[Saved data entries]
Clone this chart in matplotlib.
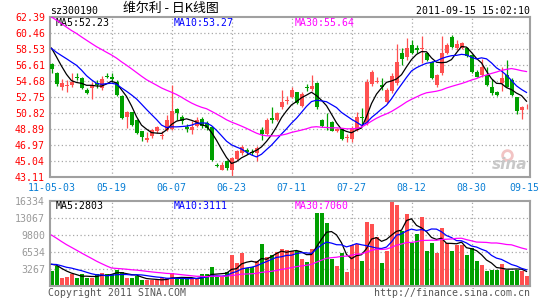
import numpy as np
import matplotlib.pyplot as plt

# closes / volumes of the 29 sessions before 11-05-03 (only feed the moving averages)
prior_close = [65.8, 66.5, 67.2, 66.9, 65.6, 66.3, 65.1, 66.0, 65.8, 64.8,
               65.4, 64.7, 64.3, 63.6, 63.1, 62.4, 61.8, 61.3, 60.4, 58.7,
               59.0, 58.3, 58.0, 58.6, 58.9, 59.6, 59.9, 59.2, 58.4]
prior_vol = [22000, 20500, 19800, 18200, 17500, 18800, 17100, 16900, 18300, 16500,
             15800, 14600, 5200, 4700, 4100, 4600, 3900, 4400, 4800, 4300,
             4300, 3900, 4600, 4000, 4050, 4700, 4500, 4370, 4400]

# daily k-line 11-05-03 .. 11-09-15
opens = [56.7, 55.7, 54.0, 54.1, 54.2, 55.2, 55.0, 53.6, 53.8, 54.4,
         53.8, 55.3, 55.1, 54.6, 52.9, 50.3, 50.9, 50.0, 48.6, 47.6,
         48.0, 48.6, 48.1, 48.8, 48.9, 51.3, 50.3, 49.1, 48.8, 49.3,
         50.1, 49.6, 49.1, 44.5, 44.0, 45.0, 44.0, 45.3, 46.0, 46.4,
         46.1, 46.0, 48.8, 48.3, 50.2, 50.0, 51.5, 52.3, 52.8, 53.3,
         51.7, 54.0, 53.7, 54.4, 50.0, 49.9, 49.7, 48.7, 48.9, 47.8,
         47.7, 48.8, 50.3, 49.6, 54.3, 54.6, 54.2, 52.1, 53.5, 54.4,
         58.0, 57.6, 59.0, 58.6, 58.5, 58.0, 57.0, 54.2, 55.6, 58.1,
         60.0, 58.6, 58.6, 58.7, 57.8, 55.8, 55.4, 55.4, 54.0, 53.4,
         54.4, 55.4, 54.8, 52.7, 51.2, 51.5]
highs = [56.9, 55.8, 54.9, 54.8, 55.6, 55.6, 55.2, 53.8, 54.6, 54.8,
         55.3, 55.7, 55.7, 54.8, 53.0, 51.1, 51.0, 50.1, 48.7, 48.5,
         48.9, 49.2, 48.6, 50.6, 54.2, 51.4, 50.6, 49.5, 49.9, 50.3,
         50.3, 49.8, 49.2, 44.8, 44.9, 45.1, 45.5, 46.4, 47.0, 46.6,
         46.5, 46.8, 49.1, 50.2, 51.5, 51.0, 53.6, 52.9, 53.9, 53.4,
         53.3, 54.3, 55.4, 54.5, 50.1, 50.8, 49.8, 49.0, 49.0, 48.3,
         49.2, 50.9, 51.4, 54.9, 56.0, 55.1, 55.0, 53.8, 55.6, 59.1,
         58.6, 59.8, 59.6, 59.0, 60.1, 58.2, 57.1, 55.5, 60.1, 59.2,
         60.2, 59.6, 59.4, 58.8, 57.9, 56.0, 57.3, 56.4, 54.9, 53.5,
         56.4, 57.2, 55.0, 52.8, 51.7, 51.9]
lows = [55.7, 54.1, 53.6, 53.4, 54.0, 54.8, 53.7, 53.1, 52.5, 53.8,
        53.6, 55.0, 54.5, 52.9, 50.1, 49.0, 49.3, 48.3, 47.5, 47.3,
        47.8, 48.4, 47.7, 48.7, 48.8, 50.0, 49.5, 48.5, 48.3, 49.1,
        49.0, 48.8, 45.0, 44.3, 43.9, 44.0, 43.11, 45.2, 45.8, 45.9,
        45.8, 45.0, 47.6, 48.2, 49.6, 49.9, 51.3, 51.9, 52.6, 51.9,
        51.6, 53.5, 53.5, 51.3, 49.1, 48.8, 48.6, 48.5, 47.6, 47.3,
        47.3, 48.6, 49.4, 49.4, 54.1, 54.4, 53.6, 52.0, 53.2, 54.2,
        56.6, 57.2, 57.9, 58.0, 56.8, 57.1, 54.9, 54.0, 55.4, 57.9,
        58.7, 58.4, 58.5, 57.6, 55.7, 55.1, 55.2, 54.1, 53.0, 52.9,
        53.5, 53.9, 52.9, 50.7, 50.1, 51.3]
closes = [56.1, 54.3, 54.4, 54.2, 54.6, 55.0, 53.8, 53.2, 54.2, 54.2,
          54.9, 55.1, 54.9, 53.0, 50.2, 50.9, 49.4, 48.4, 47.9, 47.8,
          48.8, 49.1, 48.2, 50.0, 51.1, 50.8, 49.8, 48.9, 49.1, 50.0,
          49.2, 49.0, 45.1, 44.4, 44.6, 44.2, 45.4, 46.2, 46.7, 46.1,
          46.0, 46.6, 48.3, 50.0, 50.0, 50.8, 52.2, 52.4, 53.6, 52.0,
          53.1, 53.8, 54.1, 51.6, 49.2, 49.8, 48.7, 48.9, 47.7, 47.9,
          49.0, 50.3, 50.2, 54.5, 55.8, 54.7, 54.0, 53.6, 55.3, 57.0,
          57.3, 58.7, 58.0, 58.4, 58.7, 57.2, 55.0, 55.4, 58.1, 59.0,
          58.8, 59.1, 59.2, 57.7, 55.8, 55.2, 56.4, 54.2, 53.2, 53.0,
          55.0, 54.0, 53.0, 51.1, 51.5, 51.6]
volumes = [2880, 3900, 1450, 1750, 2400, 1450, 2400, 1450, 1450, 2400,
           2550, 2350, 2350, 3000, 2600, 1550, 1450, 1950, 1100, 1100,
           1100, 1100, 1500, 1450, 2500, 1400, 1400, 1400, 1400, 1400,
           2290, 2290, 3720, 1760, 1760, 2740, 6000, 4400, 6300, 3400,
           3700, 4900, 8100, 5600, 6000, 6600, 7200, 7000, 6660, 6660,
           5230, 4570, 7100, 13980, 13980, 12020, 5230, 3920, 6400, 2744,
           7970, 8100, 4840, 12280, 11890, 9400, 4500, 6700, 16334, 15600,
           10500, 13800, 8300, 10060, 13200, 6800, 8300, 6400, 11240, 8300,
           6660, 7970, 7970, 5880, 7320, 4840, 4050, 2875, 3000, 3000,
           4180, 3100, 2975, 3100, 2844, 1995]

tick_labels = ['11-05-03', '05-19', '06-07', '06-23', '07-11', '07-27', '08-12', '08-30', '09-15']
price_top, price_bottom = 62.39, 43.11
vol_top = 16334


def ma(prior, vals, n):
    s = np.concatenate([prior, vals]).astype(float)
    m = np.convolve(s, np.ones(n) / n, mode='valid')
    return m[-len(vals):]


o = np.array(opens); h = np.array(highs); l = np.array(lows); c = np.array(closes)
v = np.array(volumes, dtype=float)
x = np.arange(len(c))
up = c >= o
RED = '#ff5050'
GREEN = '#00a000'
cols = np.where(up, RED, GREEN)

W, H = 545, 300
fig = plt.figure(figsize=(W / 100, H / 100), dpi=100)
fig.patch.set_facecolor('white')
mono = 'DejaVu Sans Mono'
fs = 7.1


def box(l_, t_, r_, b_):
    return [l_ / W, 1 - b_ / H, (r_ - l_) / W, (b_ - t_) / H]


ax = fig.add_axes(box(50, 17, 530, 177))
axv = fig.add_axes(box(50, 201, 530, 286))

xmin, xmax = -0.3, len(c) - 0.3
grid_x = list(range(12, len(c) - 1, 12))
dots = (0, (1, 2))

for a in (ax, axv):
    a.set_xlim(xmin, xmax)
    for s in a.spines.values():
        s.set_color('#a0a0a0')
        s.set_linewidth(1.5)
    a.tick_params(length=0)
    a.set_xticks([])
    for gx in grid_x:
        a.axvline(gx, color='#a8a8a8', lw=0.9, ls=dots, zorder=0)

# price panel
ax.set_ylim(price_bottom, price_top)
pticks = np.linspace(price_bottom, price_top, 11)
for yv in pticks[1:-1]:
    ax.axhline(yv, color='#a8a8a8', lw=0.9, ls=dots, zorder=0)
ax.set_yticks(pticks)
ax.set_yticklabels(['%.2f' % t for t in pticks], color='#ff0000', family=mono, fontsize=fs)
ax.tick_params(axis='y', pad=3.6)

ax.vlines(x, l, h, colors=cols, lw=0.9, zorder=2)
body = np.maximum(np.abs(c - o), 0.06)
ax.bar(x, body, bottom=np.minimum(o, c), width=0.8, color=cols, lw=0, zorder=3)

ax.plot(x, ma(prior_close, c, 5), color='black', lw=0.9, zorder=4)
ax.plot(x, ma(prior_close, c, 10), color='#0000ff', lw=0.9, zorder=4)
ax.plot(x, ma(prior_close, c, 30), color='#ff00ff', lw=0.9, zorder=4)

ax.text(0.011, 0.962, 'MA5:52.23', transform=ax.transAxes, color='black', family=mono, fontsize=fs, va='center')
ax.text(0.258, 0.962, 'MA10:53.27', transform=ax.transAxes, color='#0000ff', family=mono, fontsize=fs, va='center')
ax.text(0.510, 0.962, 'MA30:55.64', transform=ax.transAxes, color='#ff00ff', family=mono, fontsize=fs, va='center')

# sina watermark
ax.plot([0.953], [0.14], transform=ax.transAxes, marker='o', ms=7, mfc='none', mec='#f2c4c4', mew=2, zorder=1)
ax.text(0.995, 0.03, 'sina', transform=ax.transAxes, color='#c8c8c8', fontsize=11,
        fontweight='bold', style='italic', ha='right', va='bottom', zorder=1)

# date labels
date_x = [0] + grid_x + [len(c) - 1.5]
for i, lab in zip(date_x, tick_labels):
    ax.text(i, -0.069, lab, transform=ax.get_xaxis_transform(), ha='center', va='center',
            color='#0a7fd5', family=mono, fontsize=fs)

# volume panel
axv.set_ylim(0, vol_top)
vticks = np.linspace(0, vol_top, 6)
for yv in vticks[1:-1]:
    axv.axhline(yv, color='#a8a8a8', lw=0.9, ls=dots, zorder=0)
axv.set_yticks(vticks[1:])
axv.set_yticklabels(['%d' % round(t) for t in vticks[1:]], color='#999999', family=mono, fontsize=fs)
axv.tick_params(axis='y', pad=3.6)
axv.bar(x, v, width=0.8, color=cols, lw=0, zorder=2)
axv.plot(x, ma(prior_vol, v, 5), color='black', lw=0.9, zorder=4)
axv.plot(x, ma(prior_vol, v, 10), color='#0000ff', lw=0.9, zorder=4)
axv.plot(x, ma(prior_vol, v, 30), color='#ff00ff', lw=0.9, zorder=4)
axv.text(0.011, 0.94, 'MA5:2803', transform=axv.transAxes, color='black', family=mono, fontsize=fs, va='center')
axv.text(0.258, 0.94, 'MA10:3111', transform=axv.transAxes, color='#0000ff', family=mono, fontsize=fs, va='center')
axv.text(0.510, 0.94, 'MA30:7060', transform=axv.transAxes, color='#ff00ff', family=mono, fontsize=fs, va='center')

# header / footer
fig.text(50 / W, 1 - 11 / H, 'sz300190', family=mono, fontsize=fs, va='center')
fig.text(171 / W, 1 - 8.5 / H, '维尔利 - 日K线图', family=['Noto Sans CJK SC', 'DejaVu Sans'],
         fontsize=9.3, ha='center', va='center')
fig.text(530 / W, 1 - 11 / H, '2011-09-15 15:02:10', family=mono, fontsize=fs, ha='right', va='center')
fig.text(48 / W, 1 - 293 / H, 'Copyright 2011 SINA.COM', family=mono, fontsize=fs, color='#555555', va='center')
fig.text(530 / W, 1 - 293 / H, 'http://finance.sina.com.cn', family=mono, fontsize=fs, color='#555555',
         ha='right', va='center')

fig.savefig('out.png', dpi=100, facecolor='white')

* * *

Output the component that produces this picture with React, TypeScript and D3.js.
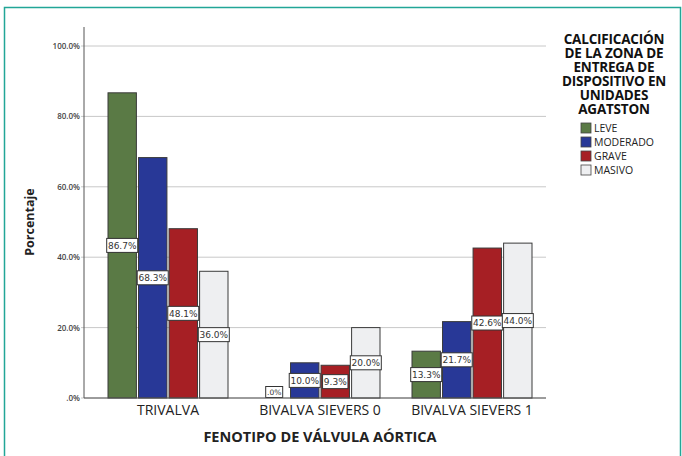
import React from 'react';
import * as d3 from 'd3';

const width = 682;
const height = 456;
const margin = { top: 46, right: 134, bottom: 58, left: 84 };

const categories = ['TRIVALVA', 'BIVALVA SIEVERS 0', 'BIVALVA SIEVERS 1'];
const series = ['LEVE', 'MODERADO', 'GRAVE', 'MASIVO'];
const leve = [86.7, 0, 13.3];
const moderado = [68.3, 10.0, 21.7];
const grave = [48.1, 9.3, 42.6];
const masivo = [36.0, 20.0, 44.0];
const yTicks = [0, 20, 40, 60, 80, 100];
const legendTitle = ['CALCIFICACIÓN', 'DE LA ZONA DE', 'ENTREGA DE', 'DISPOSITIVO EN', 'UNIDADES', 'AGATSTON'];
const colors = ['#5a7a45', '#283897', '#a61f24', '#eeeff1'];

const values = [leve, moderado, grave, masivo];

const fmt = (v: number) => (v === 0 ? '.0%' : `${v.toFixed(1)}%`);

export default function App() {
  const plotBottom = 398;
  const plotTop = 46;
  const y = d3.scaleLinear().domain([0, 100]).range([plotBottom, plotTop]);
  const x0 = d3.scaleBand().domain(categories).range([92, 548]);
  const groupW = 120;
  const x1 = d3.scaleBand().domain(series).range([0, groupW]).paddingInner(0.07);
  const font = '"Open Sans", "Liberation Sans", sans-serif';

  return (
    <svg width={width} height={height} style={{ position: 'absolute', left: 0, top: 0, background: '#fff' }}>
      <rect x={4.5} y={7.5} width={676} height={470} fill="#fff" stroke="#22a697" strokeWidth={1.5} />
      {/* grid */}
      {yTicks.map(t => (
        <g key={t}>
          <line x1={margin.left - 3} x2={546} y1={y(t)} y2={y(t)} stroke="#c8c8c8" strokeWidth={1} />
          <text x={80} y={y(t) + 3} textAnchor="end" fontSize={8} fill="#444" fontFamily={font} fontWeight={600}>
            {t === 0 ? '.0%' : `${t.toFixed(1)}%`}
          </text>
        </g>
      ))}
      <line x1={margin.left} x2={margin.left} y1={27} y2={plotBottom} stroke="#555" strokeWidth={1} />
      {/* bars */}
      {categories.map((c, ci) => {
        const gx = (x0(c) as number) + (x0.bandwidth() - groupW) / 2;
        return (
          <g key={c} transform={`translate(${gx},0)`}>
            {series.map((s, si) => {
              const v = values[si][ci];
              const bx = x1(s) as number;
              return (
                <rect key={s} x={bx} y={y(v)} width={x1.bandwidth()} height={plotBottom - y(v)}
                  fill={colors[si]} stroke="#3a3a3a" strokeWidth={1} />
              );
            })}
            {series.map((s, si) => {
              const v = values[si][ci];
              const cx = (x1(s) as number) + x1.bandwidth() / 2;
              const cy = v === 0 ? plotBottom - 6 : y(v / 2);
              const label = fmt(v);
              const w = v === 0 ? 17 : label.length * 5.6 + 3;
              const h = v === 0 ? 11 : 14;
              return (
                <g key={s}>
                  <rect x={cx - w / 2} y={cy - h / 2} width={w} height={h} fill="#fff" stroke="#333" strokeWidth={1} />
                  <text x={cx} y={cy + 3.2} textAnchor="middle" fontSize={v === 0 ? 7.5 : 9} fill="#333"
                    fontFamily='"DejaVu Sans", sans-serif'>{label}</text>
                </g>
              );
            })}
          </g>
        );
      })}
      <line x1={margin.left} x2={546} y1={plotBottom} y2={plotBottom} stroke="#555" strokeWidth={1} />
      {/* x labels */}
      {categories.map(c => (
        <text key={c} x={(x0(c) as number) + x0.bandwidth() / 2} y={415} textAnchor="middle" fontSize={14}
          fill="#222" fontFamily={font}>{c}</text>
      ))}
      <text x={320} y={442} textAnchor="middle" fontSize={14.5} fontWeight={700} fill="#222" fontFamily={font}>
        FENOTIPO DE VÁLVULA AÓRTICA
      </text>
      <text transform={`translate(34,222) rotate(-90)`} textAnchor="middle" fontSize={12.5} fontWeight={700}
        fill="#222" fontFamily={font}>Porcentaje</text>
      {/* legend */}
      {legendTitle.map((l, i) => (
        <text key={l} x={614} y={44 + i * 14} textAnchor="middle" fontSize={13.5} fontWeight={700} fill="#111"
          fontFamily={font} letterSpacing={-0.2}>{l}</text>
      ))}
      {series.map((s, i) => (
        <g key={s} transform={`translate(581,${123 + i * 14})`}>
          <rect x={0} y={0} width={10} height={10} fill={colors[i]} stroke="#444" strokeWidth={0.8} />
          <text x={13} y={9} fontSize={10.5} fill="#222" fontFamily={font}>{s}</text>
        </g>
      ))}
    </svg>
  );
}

**WHAT THE TASK REQUIRES**
From the records above, copy exactly the stretch from the line holding "Output the component" through the line holding "const fmt = (v: number)", both ends included, without the pictures.

**ANSWER**
Output the component that produces this picture with React, TypeScript and D3.js.
import React from 'react';
import * as d3 from 'd3';

const width = 682;
const height = 456;
const margin = { top: 46, right: 134, bottom: 58, left: 84 };

const categories = ['TRIVALVA', 'BIVALVA SIEVERS 0', 'BIVALVA SIEVERS 1'];
const series = ['LEVE', 'MODERADO', 'GRAVE', 'MASIVO'];
const leve = [86.7, 0, 13.3];
const moderado = [68.3, 10.0, 21.7];
const grave = [48.1, 9.3, 42.6];
const masivo = [36.0, 20.0, 44.0];
const yTicks = [0, 20, 40, 60, 80, 100];
const legendTitle = ['CALCIFICACIÓN', 'DE LA ZONA DE', 'ENTREGA DE', 'DISPOSITIVO EN', 'UNIDADES', 'AGATSTON'];
const colors = ['#5a7a45', '#283897', '#a61f24', '#eeeff1'];

const values = [leve, moderado, grave, masivo];

const fmt = (v: number) => (v === 0 ? '.0%' : `${v.toFixed(1)}%`);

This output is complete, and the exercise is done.